The FCPA has three jurisdictional bases:

  1. where a “domestic concern” or U.S. “issuer” of securities, or any officer, director, employee, or agent thereof (regardless of their nationality) makes use of U.S. interstate commerce in furtherance of a corrupt payment, 15 U.S.C. §§ 78dd-1(a), 78dd-2(a);
  2. where a U.S. citizen, national, or resident acts outside the United States in furtherance of a corrupt payment, regardless of whether they make use of U.S. interstate commerce, id. § 78dd-2(i); and
  3. where any other person, while in the territory of the United States, acts in furtherance of a corrupt payment, regardless of nationality and the use of interstate commerce, id. § 78dd-3.

The question presented in United States v. Hoskins, 12-CR-238 (D. Ct.) is whether conspiracy or aiding and abetting charges can be used to extend the reach of the FCPA to a nonresident foreign national even if he is not an agent of a domestic concern and does not commit acts while physically present in the territory of the United States.

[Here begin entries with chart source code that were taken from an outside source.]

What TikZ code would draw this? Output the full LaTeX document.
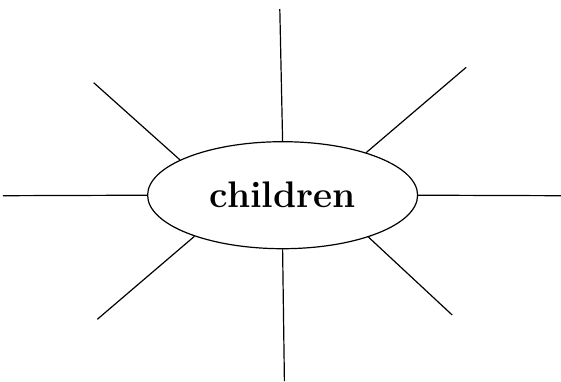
\documentclass[tikz,border=0pt]{standalone}
\usepackage{fontspec}
\usepackage{tikz}
\usetikzlibrary{shapes.geometric, positioning}

\begin{document}
\begin{tikzpicture}[
        x=1pt, y=-1pt,
        centro/.style={ellipse, draw=black, line width=1.2pt, fill=white, minimum width=270pt, minimum height=107pt, inner sep=0pt, font=\fontsize{37}{40}\selectfont\bfseries},
        raio/.style={line width=1.2pt, black}
    ]
        \useasboundingbox (0,0) rectangle (561,381);

        % Nó central
        \node[centro] (kids) at (282.6,195.2) {children};

        % Pontas livres
        \coordinate (topo) at (279.8,9);
        \coordinate (sup dir) at (466.2,67.3);
        \coordinate (dir) at (561,195.7);
        \coordinate (inf dir) at (452.2,315);
        \coordinate (base) at (284.4,381);
        \coordinate (inf esq) at (97.3,319.3);
        \coordinate (esq) at (2.9,195.7);
        \coordinate (sup esq) at (93.7,82.7);

        % Raios
        \draw[raio] (kids.north) -- (topo);
        \draw[raio] (kids.27.6) -- (sup dir);
        \draw[raio] (kids.east) -- (dir);
        \draw[raio] (kids.-26.8) -- (inf dir);
        \draw[raio] (kids.south) -- (base);
        \draw[raio] (kids.205.2) -- (inf esq);
        \draw[raio] (kids.west) -- (esq);
        \draw[raio] (kids.161.6) -- (sup esq);
    \end{tikzpicture}
\end{document}
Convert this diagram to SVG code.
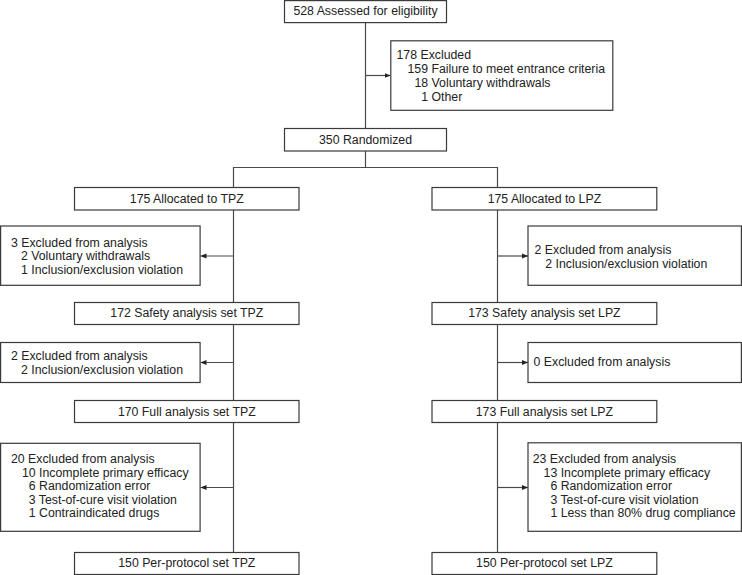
<svg xmlns="http://www.w3.org/2000/svg" width="742" height="575" viewBox="0 0 742 575">
<defs>
<style>
.box{fill:#fff;stroke:#3a3a3a;stroke-width:1.2}
.ln{fill:none;stroke:#4a4a4a;stroke-width:1.2}
.t{font-family:"Liberation Sans",Arial,sans-serif;font-size:12.3px;fill:#222}
.c{text-anchor:middle}
</style>
<marker id="ah" viewBox="0 0 6 6" refX="6" refY="3" markerWidth="6" markerHeight="6" markerUnits="userSpaceOnUse" orient="auto">
<path d="M0,0.5 L6,3 L0,5.5 z" fill="#222"/>
</marker>
</defs>
<rect width="742" height="575" fill="#fff"/>
<g id="connectors">
<line class="ln" x1="365.5" y1="22.5" x2="365.5" y2="128.5"/>
<line class="ln" x1="365.5" y1="75.5" x2="390.5" y2="75.5" marker-end="url(#ah)"/>
<line class="ln" x1="365.5" y1="151" x2="365.5" y2="167.5"/>
<polyline class="ln" points="233.5,187.5 233.5,167.5 497.5,167.5 497.5,187.5"/>
<line class="ln" x1="233.5" y1="210" x2="233.5" y2="302.5"/>
<line class="ln" x1="233.5" y1="256" x2="200.5" y2="256" marker-end="url(#ah)"/>
<line class="ln" x1="497.5" y1="210" x2="497.5" y2="302.5"/>
<line class="ln" x1="497.5" y1="256" x2="528" y2="256" marker-end="url(#ah)"/>
<line class="ln" x1="233.5" y1="324.5" x2="233.5" y2="400.5"/>
<line class="ln" x1="233.5" y1="362.5" x2="200.5" y2="362.5" marker-end="url(#ah)"/>
<line class="ln" x1="497.5" y1="324.5" x2="497.5" y2="400.5"/>
<line class="ln" x1="497.5" y1="362.5" x2="528" y2="362.5" marker-end="url(#ah)"/>
<line class="ln" x1="233.5" y1="422.5" x2="233.5" y2="552.5"/>
<line class="ln" x1="233.5" y1="487.5" x2="200.5" y2="487.5" marker-end="url(#ah)"/>
<line class="ln" x1="497.5" y1="422.5" x2="497.5" y2="552.5"/>
<line class="ln" x1="497.5" y1="487.5" x2="528" y2="487.5" marker-end="url(#ah)"/>
</g>
<g id="assessed">
<rect class="box" x="284.5" y="0.6" width="162" height="22"/>
<text class="t c" x="365.5" y="15.2">528 Assessed for eligibility</text>
</g>
<g id="excluded-top">
<rect class="box" x="390.8" y="40.8" width="222" height="69.5"/>
<text class="t" x="396.5" y="58.7">178 Excluded</text>
<text class="t" x="407.5" y="72.8">159 Failure to meet entrance criteria</text>
<text class="t" x="414.5" y="86.9">18 Voluntary withdrawals</text>
<text class="t" x="421.3" y="101">1 Other</text>
</g>
<g id="randomized">
<rect class="box" x="284.5" y="128.5" width="162" height="22.5"/>
<text class="t c" x="365.5" y="144.4">350 Randomized</text>
</g>
<g id="alloc-tpz">
<rect class="box" x="74.5" y="187.5" width="224.5" height="22.5"/>
<text class="t c" x="186.8" y="203">175 Allocated to TPZ</text>
</g>
<g id="alloc-lpz">
<rect class="box" x="432" y="187.5" width="224.8" height="22.5"/>
<text class="t c" x="544.4" y="203">175 Allocated to LPZ</text>
</g>
<g id="excl1-tpz">
<rect class="box" x="0.6" y="226" width="199.5" height="59.3"/>
<text class="t" x="11" y="246.7">3 Excluded from analysis</text>
<text class="t" x="21" y="260.2">2 Voluntary withdrawals</text>
<text class="t" x="21" y="273.7">1 Inclusion/exclusion violation</text>
</g>
<g id="excl1-lpz">
<rect class="box" x="528" y="226" width="213.4" height="59.3"/>
<text class="t" x="534.6" y="253.7">2 Excluded from analysis</text>
<text class="t" x="545.3" y="267.7">2 Inclusion/exclusion violation</text>
</g>
<g id="safety-tpz">
<rect class="box" x="74.5" y="302.5" width="224.5" height="22"/>
<text class="t c" x="186.8" y="317">172 Safety analysis set TPZ</text>
</g>
<g id="safety-lpz">
<rect class="box" x="432" y="302.5" width="224.8" height="22"/>
<text class="t c" x="544.4" y="317">173 Safety analysis set LPZ</text>
</g>
<g id="excl2-tpz">
<rect class="box" x="0.6" y="342.5" width="199.5" height="40"/>
<text class="t" x="11" y="360">2 Excluded from analysis</text>
<text class="t" x="21" y="373.6">2 Inclusion/exclusion violation</text>
</g>
<g id="excl2-lpz">
<rect class="box" x="528" y="342.5" width="213.4" height="40"/>
<text class="t" x="533.6" y="366">0 Excluded from analysis</text>
</g>
<g id="full-tpz">
<rect class="box" x="74.5" y="400.5" width="224.5" height="22"/>
<text class="t c" x="186.8" y="416.4">170 Full analysis set TPZ</text>
</g>
<g id="full-lpz">
<rect class="box" x="432" y="400.5" width="224.8" height="22"/>
<text class="t c" x="544.4" y="416.4">173 Full analysis set LPZ</text>
</g>
<g id="excl3-tpz">
<rect class="box" x="0.6" y="443.3" width="199.5" height="88"/>
<text class="t" x="11" y="463.4">20 Excluded from analysis</text>
<text class="t" x="22" y="476.9">10 Incomplete primary efficacy</text>
<text class="t" x="28.8" y="490.4">6 Randomization error</text>
<text class="t" x="28.8" y="503.9">3 Test-of-cure visit violation</text>
<text class="t" x="28.8" y="517.4">1 Contraindicated drugs</text>
</g>
<g id="excl3-lpz">
<rect class="box" x="528" y="442.8" width="213.4" height="88.5"/>
<text class="t" x="532.7" y="463.4">23 Excluded from analysis</text>
<text class="t" x="543.6" y="476.9">13 Incomplete primary efficacy</text>
<text class="t" x="550.4" y="490.4">6 Randomization error</text>
<text class="t" x="550.4" y="503.9">3 Test-of-cure visit violation</text>
<text class="t" x="550.4" y="517.4">1 Less than 80% drug compliance</text>
</g>
<g id="pp-tpz">
<rect class="box" x="74.5" y="552.5" width="224.5" height="22"/>
<text class="t c" x="186.8" y="567">150 Per-protocol set TPZ</text>
</g>
<g id="pp-lpz">
<rect class="box" x="432" y="552.5" width="224.8" height="22"/>
<text class="t c" x="544.4" y="567">150 Per-protocol set LPZ</text>
</g>
</svg>
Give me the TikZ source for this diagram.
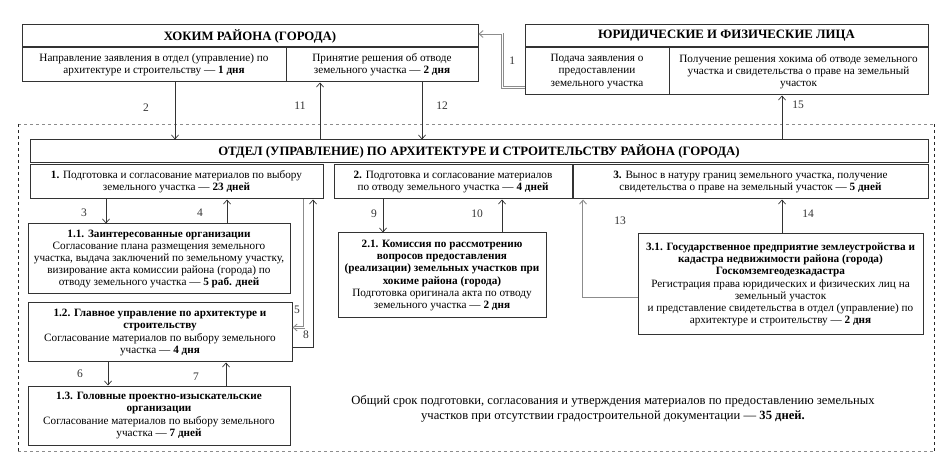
\documentclass[tikz,border=0pt]{standalone}
\usepackage{fontspec}
\setmainfont{Liberation Serif}
\usepackage{tikz}
\usetikzlibrary{arrows.meta, calc}

\begin{document}
\begin{tikzpicture}[x=1pt, y=-1pt,
        box/.style={draw=black!80, line width=1pt, align=center, inner sep=1pt, font=\fontsize{11.2}{12.2}\selectfont},
        head/.style={box, font=\fontsize{12.8}{14}\selectfont\bfseries},
        link/.style={-{Straight Barb[length=4pt, width=7pt]}, black!80, line width=0.7pt},
        dlink/.style={link, draw=black!45, double=white, double distance=1pt, line width=0.9pt},
        num/.style={font=\fontsize{11.5}{12}\selectfont}
    ]
    \useasboundingbox (0,0) rectangle (940,470);

    % Outer dashed frame
    \draw[black!45, dashed, double=white, double distance=1pt, line width=0.9pt] (18,124) -- (934,124);
    \draw[black!45, dashed, double=white, double distance=1pt, line width=0.9pt] (18,452) -- (934,452);
    \draw[black!85, dashed, line width=1pt] (18,124) -- (18,452);
    \draw[black!85, dashed, line width=1pt] (934,124) -- (934,452);

    % Hokim
    \node[head, minimum width=456, minimum height=22] (hokimT) at (250,36) {ХОКИМ РАЙОНА (ГОРОДА)};
    \node[box, minimum width=264, minimum height=34] (hokimL) at (154,65) {Направление заявления в отдел (управление) по\\ архитектуре и строительству --- \textbf{1 дня}};
    \node[box, minimum width=192, minimum height=34] (hokimR) at (382,65) {Принятие решения об отводе\\ земельного участка --- \textbf{2 дня}};

    % Applicants
    \node[head, minimum width=403, minimum height=22] (yurT) at (726.5,36) {ЮРИДИЧЕСКИЕ И ФИЗИЧЕСКИЕ ЛИЦА};
    \node[box, minimum width=144, minimum height=47] (yurL) at (597,71.5) {Подача заявления о\\ предоставлении\\ земельного участка};
    \node[box, minimum width=259, minimum height=47] (yurR) at (798.5,71.5) {Получение решения хокима об отводе земельного\\ участка и свидетельства о праве на земельный\\ участок};

    % Department
    \node[head, minimum width=898, minimum height=23] (otdel) at (479,151.5) {ОТДЕЛ (УПРАВЛЕНИЕ) ПО АРХИТЕКТУРЕ И СТРОИТЕЛЬСТВУ РАЙОНА (ГОРОДА)};
    \node[box, minimum width=293, minimum height=34] (step1) at (176.5,182) {\textbf{1.} Подготовка и согласование материалов по выбору\\ земельного участка --- \textbf{23 дней}};
    \node[box, minimum width=238, minimum height=34] (step2) at (453,182) {\textbf{2.} Подготовка и согласование материалов\\ по отводу земельного участка --- \textbf{4 дней}};
    \node[box, minimum width=355, minimum height=34] (step3) at (750.5,182) {\textbf{3.} Вынос в натуру границ земельного участка, получение\\ свидетельства о праве на земельный участок --- \textbf{5 дней}};

    % Sub-steps
    \node[box, minimum width=262, minimum height=70] (org11) at (159,259) {\textbf{1.1. Заинтересованные организации}\\ Согласование плана размещения земельного\\ участка, выдача заключений по земельному участку,\\ визирование акта комиссии района (города) по\\ отводу земельного участка --- \textbf{5 раб. дней}};
    \node[box, minimum width=264, minimum height=59] (org12) at (160,332.5) {\textbf{1.2. Главное управление по архитектуре и}\\ \textbf{строительству}\\ Согласование материалов по выбору земельного\\ участка --- \textbf{4 дня}};
    \node[box, minimum width=262, minimum height=59] (org13) at (159,415.5) {\textbf{1.3. Головные проектно-изыскательские}\\ \textbf{организации}\\ Согласование материалов по выбору земельного\\ участка --- \textbf{7 дней}};
    \node[box, minimum width=208, minimum height=85] (org21) at (442,275.5) {\textbf{2.1. Комиссия по рассмотрению}\\ \textbf{вопросов предоставления}\\ \textbf{(реализации) земельных участков при}\\ \textbf{хокиме района (города)}\\ Подготовка оригинала акта по отводу\\ земельного участка --- \textbf{2 дня}};
    \node[box, minimum width=285, minimum height=101] (org31) at (780.5,284.5) {\textbf{3.1. Государственное предприятие землеустройства и}\\ \textbf{кадастра недвижимости района (города)}\\ \textbf{Госкомземгеодезкадастра}\\ Регистрация права юридических и физических лиц на\\ земельный участок\\ и представление свидетельства в отдел (управление) по\\ архитектуре и строительству --- \textbf{2 дня}};

    % Total
    \node[align=center, font=\fontsize{12.6}{14.5}\selectfont] (total) at (613,409) {Общий срок подготовки, согласования и утверждения материалов по предоставлению земельных\\ участков при отсутствии градостроительной документации --- \textbf{35 дней.}};

    % Connectors
    \draw[dlink] ([yshift=8]yurL.south west) -- ++(-22,0) |- node[num, pos=0.25, right=3pt] {1} ([yshift=2]hokimT.east);
    \draw[link] (175,0 |- hokimL.south) -- node[num, pos=0.44, xshift=-29] {2} (175,0 |- otdel.north);
    \draw[link] (320,0 |- otdel.north) -- node[num, pos=0.59, xshift=-20] {11} (320,0 |- hokimR.south);
    \draw[link] (422,0 |- hokimR.south) -- node[num, pos=0.41, xshift=20] {12} (422,0 |- otdel.north);
    \draw[link] (782,0 |- otdel.north) -- node[num, pos=0.78, xshift=16] {15} (782,0 |- yurR.south);

    \draw[link] (106,0 |- step1.south) -- node[num, pos=0.56, xshift=-22] {3} (106,0 |- org11.north);
    \draw[link] (227,0 |- org11.north) -- node[num, pos=0.44, xshift=-27] {4} (227,0 |- step1.south);
    \draw[dlink] (304,0 |- step1.south) |- node[num, pos=0.43, xshift=-7] {5} ([yshift=5]org12.east);
    \draw[link] ([yshift=-14.5]org12.east) -| node[num, pos=0.54, xshift=-7] {8} (313,0 |- step1.south);
    \draw[link] (108,0 |- org12.south) -- node[num, pos=0.5, xshift=-28] {6} (108,0 |- org13.north);
    \draw[link] (226,0 |- org13.north) -- node[num, pos=0.375, xshift=-30] {7} (226,0 |- org12.south);

    \draw[link] (383,0 |- step2.south) -- node[num, pos=0.44, xshift=-9] {9} (383,0 |- org21.north);
    \draw[link] (502,0 |- org21.north) -- node[num, pos=0.56, xshift=-25] {10} (502,0 |- step2.south);

    \draw[dlink] ([yshift=-12.5]org31.west) -| node[num, pos=0.89, xshift=37] {13} (583,0 |- step3.south);
    \draw[link] (782,0 |- org31.north) -- node[num, pos=0.57, xshift=26] {14} (782,0 |- step3.south);

\end{tikzpicture}
\end{document}
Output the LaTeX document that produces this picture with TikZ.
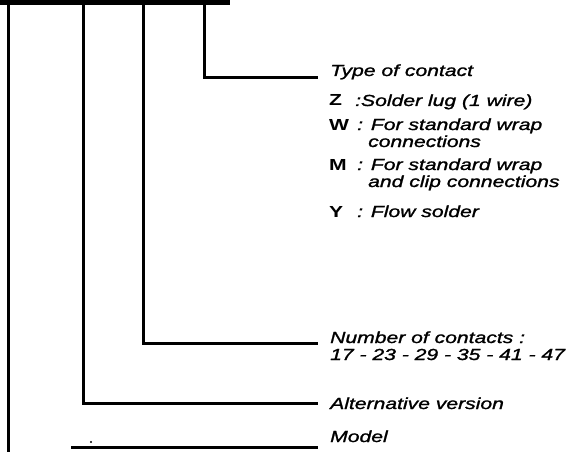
\documentclass[tikz,border=0pt]{standalone}
\usepackage{fontspec}
\setmainfont{Liberation Sans}[FakeStretch=1.32]
\newfontfamily\lblfont{Liberation Sans}[FakeStretch=1.32,FakeBold=1.4]
\begin{document}
\begin{tikzpicture}[x=1pt,y=-1pt,
  lead/.style={line width=3pt,line cap=rect},
  lbl/.style={anchor=base west,inner sep=0pt,font=\lblfont\fontsize{16}{18}\selectfont\itshape},
  key/.style={anchor=base west,inner sep=0pt,font=\fontsize{16}{18}\selectfont\bfseries}]
\useasboundingbox (0,0) rectangle (568,452);
% top bar
\fill (0,0) rectangle (230,5);
% coordinates
\coordinate (v1t) at (8,4);
\coordinate (v1b) at (8,452);
\coordinate (v2t) at (83,4);
\coordinate (v3t) at (143,4);
\coordinate (v4t) at (204,4);
\coordinate (e1) at (316,78);
\coordinate (e2) at (316,343);
\coordinate (e3) at (316,403);
\coordinate (e4s) at (72,447);
\coordinate (e4) at (316,447);
% leaders
\draw[lead] (v1t) -- (v1b);
\draw[lead] (v4t) |- (e1);
\draw[lead] (v3t) |- (e2);
\draw[lead] (v2t) |- (e3);
\draw[lead] (e4s) -- (e4);
\fill (91,442) circle (1.2pt);
% labels
\node[lbl] (type) at (330,76) {Type of contact};
\node[key] (kz) at (329,106) {Z};
\node[lbl] (tz) at (355,106) {:Solder lug (1 wire)};
\node[key] (kw) at (329,130) {W};
\node[lbl] (tw) at (357,130) {: For standard wrap};
\node[lbl] (tw2) at (368,147) {connections};
\node[key] (km) at (329,170) {M};
\node[lbl] (tm) at (357,170) {: For standard wrap};
\node[lbl] (tm2) at (368,187) {and clip connections};
\node[key] (ky) at (329,217) {Y};
\node[lbl] (ty) at (357,217) {: Flow solder};
\node[lbl] (num) at (330,343) {Number of contacts :};
\node[lbl] (num2) at (330,360) {17 - 23 - 29 - 35 - 41 - 47};
\node[lbl] (alt) at (330,409) {Alternative version};
\node[lbl] (mod) at (330,442) {Model};
\end{tikzpicture}
\end{document}
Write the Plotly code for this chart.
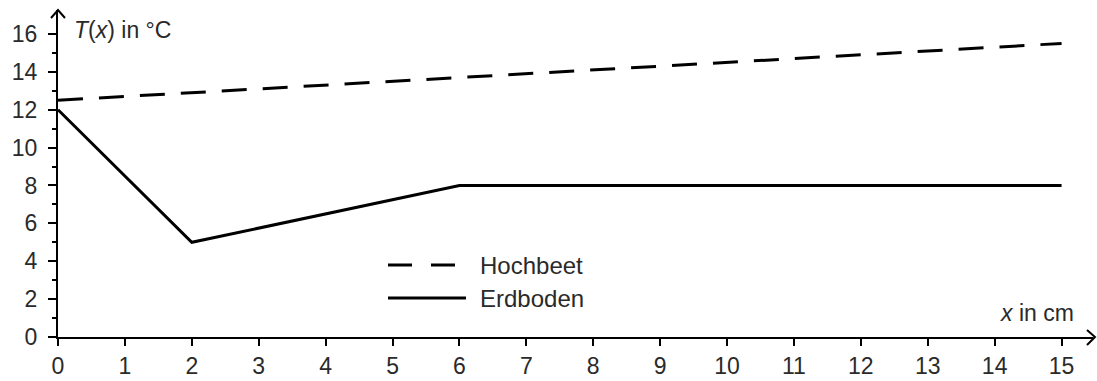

The defendant, Lawrence Hoskins, is a British national and was employed as a Senior Vice President for the Asia Region by Alstom UK and assigned to Alstom Resources Management S.A. in France. Hoskins is facing charges that he conspired by acting “together with” a domestic concern (Alstom Power U.S.) to violate various provisions of the FCPA.

Although the DOJ’s FCPA Resource Guide provides that foreign nationals and companies can be held liable for conspiring to violate the FCPA “even if they are not, or could not be, independently charged with a substantive FCPA violation,” the district court held that such artful pleading cannot extend the FCPA’s jurisdictional reach. Parsing the statute’s legislative history, the district court concluded that Congress had purposefully carved such individuals out of the reach of the FCPA. It then applied the so-called Gebardi principle (named after the Supreme Court’s decision in Gebardi v. United States, 287 U.S. 112 (1932)), which provides that the Government cannot use a conspiracy or aiding and abetting charge to circumvent Congressional intent.

After losing its bid for reconsideration, the government filed a notice of appeal this month.

The government’s continuing efforts to expand the FCPA’s substantive and jurisdictional reach, combined with courts’ heightened sensitivity to issues of extraterritoriality, will serve as an important backdrop to this appeal.